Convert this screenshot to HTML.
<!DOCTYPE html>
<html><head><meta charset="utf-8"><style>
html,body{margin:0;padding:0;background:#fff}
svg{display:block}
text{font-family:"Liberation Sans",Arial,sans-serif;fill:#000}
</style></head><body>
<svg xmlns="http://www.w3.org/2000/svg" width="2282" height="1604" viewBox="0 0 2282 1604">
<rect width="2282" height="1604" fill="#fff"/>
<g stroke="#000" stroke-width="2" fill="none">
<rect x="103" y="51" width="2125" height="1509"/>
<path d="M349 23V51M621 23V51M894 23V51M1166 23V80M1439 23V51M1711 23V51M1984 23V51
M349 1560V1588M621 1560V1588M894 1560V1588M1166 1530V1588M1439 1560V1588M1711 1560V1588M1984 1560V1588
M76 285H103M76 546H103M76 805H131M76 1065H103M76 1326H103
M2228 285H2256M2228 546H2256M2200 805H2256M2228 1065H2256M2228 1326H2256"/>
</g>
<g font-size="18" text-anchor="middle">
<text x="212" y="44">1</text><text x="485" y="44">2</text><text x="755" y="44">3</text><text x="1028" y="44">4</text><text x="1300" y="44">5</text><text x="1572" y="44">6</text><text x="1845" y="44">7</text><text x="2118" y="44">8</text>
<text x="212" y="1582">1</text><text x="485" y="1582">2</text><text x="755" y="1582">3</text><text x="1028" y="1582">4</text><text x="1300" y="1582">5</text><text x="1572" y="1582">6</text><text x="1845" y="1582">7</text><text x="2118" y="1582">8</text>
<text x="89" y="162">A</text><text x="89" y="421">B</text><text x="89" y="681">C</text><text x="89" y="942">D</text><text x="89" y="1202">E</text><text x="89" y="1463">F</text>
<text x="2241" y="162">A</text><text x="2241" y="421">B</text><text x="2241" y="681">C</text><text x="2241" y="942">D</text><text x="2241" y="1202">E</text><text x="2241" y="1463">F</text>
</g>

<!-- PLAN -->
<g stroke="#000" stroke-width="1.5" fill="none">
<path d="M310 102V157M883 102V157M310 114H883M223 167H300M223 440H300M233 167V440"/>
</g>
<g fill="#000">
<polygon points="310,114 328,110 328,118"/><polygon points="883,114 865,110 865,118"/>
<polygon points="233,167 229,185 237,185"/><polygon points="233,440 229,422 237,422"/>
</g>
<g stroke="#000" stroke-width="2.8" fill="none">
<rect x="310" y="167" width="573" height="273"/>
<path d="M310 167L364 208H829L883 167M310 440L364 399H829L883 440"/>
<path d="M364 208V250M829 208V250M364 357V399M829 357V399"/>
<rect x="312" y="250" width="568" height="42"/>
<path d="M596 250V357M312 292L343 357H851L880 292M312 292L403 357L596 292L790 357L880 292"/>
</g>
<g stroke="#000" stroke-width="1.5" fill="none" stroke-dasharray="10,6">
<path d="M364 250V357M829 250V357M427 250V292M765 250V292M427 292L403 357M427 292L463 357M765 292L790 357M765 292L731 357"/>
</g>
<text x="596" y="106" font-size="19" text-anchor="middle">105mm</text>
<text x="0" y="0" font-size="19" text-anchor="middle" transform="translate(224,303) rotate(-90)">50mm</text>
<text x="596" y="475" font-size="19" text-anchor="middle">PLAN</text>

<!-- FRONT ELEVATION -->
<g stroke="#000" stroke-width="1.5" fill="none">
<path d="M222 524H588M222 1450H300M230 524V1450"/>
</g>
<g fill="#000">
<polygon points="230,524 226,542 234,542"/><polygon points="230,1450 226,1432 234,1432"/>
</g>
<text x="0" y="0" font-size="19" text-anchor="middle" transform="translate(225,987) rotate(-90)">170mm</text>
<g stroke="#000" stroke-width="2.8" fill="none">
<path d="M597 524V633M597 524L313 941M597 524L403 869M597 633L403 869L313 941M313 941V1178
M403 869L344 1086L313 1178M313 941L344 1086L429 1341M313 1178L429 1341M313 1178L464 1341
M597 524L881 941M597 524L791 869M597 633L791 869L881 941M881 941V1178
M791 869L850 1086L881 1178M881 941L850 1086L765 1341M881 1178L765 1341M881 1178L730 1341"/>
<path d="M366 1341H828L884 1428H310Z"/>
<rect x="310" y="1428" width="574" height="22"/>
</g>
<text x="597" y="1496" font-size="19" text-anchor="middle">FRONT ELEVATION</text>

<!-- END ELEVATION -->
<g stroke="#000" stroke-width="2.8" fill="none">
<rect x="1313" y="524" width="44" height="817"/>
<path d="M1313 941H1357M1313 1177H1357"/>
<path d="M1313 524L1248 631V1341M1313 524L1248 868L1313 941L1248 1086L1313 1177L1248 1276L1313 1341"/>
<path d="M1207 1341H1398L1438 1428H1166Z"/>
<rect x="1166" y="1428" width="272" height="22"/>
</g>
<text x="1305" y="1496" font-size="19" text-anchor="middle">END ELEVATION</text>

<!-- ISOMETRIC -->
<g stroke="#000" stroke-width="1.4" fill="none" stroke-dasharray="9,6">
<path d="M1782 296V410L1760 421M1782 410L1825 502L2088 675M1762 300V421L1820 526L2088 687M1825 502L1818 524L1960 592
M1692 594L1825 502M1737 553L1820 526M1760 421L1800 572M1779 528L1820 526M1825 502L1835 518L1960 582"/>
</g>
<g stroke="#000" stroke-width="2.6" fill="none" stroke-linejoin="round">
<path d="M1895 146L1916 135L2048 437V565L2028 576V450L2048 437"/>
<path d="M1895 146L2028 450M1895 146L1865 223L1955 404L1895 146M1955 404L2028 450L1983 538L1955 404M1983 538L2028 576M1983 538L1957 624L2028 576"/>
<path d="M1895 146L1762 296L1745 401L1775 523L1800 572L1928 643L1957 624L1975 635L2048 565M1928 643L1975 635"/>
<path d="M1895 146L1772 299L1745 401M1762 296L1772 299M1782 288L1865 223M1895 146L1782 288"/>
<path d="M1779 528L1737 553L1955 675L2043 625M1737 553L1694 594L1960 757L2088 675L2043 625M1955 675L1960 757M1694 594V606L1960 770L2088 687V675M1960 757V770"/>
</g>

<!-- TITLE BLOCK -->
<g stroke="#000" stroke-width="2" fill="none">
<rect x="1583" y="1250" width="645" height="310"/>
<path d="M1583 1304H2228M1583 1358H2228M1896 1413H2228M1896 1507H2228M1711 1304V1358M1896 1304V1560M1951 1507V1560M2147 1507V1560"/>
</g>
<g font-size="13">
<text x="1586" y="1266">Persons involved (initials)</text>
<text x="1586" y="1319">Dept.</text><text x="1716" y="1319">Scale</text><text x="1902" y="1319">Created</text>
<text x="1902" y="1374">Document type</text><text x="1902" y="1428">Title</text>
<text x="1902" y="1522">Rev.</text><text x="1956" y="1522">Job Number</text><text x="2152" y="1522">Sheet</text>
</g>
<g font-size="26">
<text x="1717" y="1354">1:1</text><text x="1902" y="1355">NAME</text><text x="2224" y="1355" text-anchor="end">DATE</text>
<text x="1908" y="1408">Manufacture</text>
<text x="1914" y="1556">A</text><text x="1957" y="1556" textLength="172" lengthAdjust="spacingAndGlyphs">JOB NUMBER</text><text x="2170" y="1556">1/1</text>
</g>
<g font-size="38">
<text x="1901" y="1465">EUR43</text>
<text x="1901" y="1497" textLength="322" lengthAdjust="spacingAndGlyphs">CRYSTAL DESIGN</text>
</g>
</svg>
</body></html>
::::::::::
* _TASK DETAILS_
Return all of the data exactly as it reads.

* _TASK RESULT_
Convert this screenshot to HTML.
<!DOCTYPE html>
<html><head><meta charset="utf-8"><style>
html,body{margin:0;padding:0;background:#fff}
svg{display:block}
text{font-family:"Liberation Sans",Arial,sans-serif;fill:#000}
</style></head><body>
<svg xmlns="http://www.w3.org/2000/svg" width="2282" height="1604" viewBox="0 0 2282 1604">
<rect width="2282" height="1604" fill="#fff"/>
<g stroke="#000" stroke-width="2" fill="none">
<rect x="103" y="51" width="2125" height="1509"/>
<path d="M349 23V51M621 23V51M894 23V51M1166 23V80M1439 23V51M1711 23V51M1984 23V51
M349 1560V1588M621 1560V1588M894 1560V1588M1166 1530V1588M1439 1560V1588M1711 1560V1588M1984 1560V1588
M76 285H103M76 546H103M76 805H131M76 1065H103M76 1326H103
M2228 285H2256M2228 546H2256M2200 805H2256M2228 1065H2256M2228 1326H2256"/>
</g>
<g font-size="18" text-anchor="middle">
<text x="212" y="44">1</text><text x="485" y="44">2</text><text x="755" y="44">3</text><text x="1028" y="44">4</text><text x="1300" y="44">5</text><text x="1572" y="44">6</text><text x="1845" y="44">7</text><text x="2118" y="44">8</text>
<text x="212" y="1582">1</text><text x="485" y="1582">2</text><text x="755" y="1582">3</text><text x="1028" y="1582">4</text><text x="1300" y="1582">5</text><text x="1572" y="1582">6</text><text x="1845" y="1582">7</text><text x="2118" y="1582">8</text>
<text x="89" y="162">A</text><text x="89" y="421">B</text><text x="89" y="681">C</text><text x="89" y="942">D</text><text x="89" y="1202">E</text><text x="89" y="1463">F</text>
<text x="2241" y="162">A</text><text x="2241" y="421">B</text><text x="2241" y="681">C</text><text x="2241" y="942">D</text><text x="2241" y="1202">E</text><text x="2241" y="1463">F</text>
</g>

<!-- PLAN -->
<g stroke="#000" stroke-width="1.5" fill="none">
<path d="M310 102V157M883 102V157M310 114H883M223 167H300M223 440H300M233 167V440"/>
</g>
<g fill="#000">
<polygon points="310,114 328,110 328,118"/><polygon points="883,114 865,110 865,118"/>
<polygon points="233,167 229,185 237,185"/><polygon points="233,440 229,422 237,422"/>
</g>
<g stroke="#000" stroke-width="2.8" fill="none">
<rect x="310" y="167" width="573" height="273"/>
<path d="M310 167L364 208H829L883 167M310 440L364 399H829L883 440"/>
<path d="M364 208V250M829 208V250M364 357V399M829 357V399"/>
<rect x="312" y="250" width="568" height="42"/>
<path d="M596 250V357M312 292L343 357H851L880 292M312 292L403 357L596 292L790 357L880 292"/>
</g>
<g stroke="#000" stroke-width="1.5" fill="none" stroke-dasharray="10,6">
<path d="M364 250V357M829 250V357M427 250V292M765 250V292M427 292L403 357M427 292L463 357M765 292L790 357M765 292L731 357"/>
</g>
<text x="596" y="106" font-size="19" text-anchor="middle">105mm</text>
<text x="0" y="0" font-size="19" text-anchor="middle" transform="translate(224,303) rotate(-90)">50mm</text>
<text x="596" y="475" font-size="19" text-anchor="middle">PLAN</text>

<!-- FRONT ELEVATION -->
<g stroke="#000" stroke-width="1.5" fill="none">
<path d="M222 524H588M222 1450H300M230 524V1450"/>
</g>
<g fill="#000">
<polygon points="230,524 226,542 234,542"/><polygon points="230,1450 226,1432 234,1432"/>
</g>
<text x="0" y="0" font-size="19" text-anchor="middle" transform="translate(225,987) rotate(-90)">170mm</text>
<g stroke="#000" stroke-width="2.8" fill="none">
<path d="M597 524V633M597 524L313 941M597 524L403 869M597 633L403 869L313 941M313 941V1178
M403 869L344 1086L313 1178M313 941L344 1086L429 1341M313 1178L429 1341M313 1178L464 1341
M597 524L881 941M597 524L791 869M597 633L791 869L881 941M881 941V1178
M791 869L850 1086L881 1178M881 941L850 1086L765 1341M881 1178L765 1341M881 1178L730 1341"/>
<path d="M366 1341H828L884 1428H310Z"/>
<rect x="310" y="1428" width="574" height="22"/>
</g>
<text x="597" y="1496" font-size="19" text-anchor="middle">FRONT ELEVATION</text>

<!-- END ELEVATION -->
<g stroke="#000" stroke-width="2.8" fill="none">
<rect x="1313" y="524" width="44" height="817"/>
<path d="M1313 941H1357M1313 1177H1357"/>
<path d="M1313 524L1248 631V1341M1313 524L1248 868L1313 941L1248 1086L1313 1177L1248 1276L1313 1341"/>
<path d="M1207 1341H1398L1438 1428H1166Z"/>
<rect x="1166" y="1428" width="272" height="22"/>
</g>
<text x="1305" y="1496" font-size="19" text-anchor="middle">END ELEVATION</text>

<!-- ISOMETRIC -->
<g stroke="#000" stroke-width="1.4" fill="none" stroke-dasharray="9,6">
<path d="M1782 296V410L1760 421M1782 410L1825 502L2088 675M1762 300V421L1820 526L2088 687M1825 502L1818 524L1960 592
M1692 594L1825 502M1737 553L1820 526M1760 421L1800 572M1779 528L1820 526M1825 502L1835 518L1960 582"/>
</g>
<g stroke="#000" stroke-width="2.6" fill="none" stroke-linejoin="round">
<path d="M1895 146L1916 135L2048 437V565L2028 576V450L2048 437"/>
<path d="M1895 146L2028 450M1895 146L1865 223L1955 404L1895 146M1955 404L2028 450L1983 538L1955 404M1983 538L2028 576M1983 538L1957 624L2028 576"/>
<path d="M1895 146L1762 296L1745 401L1775 523L1800 572L1928 643L1957 624L1975 635L2048 565M1928 643L1975 635"/>
<path d="M1895 146L1772 299L1745 401M1762 296L1772 299M1782 288L1865 223M1895 146L1782 288"/>
<path d="M1779 528L1737 553L1955 675L2043 625M1737 553L1694 594L1960 757L2088 675L2043 625M1955 675L1960 757M1694 594V606L1960 770L2088 687V675M1960 757V770"/>
</g>

<!-- TITLE BLOCK -->
<g stroke="#000" stroke-width="2" fill="none">
<rect x="1583" y="1250" width="645" height="310"/>
<path d="M1583 1304H2228M1583 1358H2228M1896 1413H2228M1896 1507H2228M1711 1304V1358M1896 1304V1560M1951 1507V1560M2147 1507V1560"/>
</g>
<g font-size="13">
<text x="1586" y="1266">Persons involved (initials)</text>
<text x="1586" y="1319">Dept.</text><text x="1716" y="1319">Scale</text><text x="1902" y="1319">Created</text>
<text x="1902" y="1374">Document type</text><text x="1902" y="1428">Title</text>
<text x="1902" y="1522">Rev.</text><text x="1956" y="1522">Job Number</text><text x="2152" y="1522">Sheet</text>
</g>
<g font-size="26">
<text x="1717" y="1354">1:1</text><text x="1902" y="1355">NAME</text><text x="2224" y="1355" text-anchor="end">DATE</text>
<text x="1908" y="1408">Manufacture</text>
<text x="1914" y="1556">A</text><text x="1957" y="1556" textLength="172" lengthAdjust="spacingAndGlyphs">JOB NUMBER</text><text x="2170" y="1556">1/1</text>
</g>
<g font-size="38">
<text x="1901" y="1465">EUR43</text>
<text x="1901" y="1497" textLength="322" lengthAdjust="spacingAndGlyphs">CRYSTAL DESIGN</text>
</g>
</svg>
</body></html>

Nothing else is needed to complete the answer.